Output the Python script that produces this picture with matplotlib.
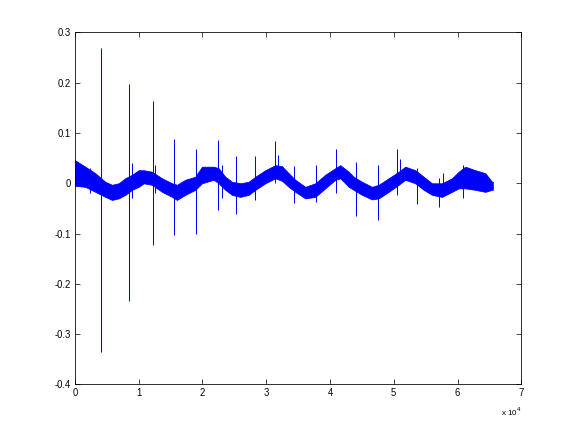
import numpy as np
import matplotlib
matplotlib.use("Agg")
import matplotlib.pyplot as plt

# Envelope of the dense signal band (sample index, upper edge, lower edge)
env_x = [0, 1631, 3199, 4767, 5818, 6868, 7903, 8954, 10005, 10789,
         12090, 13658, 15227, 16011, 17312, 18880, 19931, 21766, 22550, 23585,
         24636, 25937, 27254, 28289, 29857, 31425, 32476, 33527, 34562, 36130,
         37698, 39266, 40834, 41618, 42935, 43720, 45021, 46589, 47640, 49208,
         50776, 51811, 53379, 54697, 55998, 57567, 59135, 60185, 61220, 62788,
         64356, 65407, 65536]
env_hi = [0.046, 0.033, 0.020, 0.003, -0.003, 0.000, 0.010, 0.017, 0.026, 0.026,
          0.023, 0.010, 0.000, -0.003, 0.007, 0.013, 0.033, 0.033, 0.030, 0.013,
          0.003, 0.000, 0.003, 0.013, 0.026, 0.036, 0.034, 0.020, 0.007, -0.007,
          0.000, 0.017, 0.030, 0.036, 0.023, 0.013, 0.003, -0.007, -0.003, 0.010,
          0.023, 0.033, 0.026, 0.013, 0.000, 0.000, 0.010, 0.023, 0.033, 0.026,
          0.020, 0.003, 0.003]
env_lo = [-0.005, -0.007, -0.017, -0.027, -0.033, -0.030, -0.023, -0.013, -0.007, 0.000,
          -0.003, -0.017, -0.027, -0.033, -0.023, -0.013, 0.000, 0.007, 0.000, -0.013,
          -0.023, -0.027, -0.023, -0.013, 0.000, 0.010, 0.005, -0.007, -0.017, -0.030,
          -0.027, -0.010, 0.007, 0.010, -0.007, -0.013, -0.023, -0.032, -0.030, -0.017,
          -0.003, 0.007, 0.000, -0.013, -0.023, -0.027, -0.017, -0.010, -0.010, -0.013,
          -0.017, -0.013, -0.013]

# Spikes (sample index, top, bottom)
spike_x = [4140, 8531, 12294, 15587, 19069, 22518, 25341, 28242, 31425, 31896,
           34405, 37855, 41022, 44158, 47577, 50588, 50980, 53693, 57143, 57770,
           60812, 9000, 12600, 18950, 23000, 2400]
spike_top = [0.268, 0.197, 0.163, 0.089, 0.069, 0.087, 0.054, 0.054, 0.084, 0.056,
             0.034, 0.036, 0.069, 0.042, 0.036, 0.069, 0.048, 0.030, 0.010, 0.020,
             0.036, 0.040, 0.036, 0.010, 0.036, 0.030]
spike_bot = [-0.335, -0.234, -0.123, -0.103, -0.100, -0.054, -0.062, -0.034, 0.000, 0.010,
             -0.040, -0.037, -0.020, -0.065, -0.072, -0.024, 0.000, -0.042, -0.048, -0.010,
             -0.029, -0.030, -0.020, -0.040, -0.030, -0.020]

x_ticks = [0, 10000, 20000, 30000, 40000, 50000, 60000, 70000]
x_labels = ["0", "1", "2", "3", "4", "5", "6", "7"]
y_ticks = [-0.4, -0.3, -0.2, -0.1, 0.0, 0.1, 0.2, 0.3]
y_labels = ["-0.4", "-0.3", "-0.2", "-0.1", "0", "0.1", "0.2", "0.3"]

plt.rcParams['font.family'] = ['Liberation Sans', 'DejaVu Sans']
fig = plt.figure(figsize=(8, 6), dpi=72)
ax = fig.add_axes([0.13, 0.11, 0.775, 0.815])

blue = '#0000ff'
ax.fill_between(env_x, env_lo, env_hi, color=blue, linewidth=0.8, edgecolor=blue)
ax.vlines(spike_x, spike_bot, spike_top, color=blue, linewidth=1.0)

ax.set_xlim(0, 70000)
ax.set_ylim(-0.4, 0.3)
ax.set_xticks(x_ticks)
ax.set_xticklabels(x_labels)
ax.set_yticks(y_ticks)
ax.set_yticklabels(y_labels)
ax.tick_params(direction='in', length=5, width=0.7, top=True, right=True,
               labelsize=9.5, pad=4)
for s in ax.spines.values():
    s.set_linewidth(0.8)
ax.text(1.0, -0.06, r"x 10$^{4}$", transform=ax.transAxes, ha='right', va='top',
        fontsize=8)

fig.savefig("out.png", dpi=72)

Task to complete: The lines from the top of the data above through the one holding "import matplotlib.pyplot as plt" are to be repeated exactly, and only those, with no pictures.

The solution:
Output the Python script that produces this picture with matplotlib.
import numpy as np
import matplotlib
matplotlib.use("Agg")
import matplotlib.pyplot as plt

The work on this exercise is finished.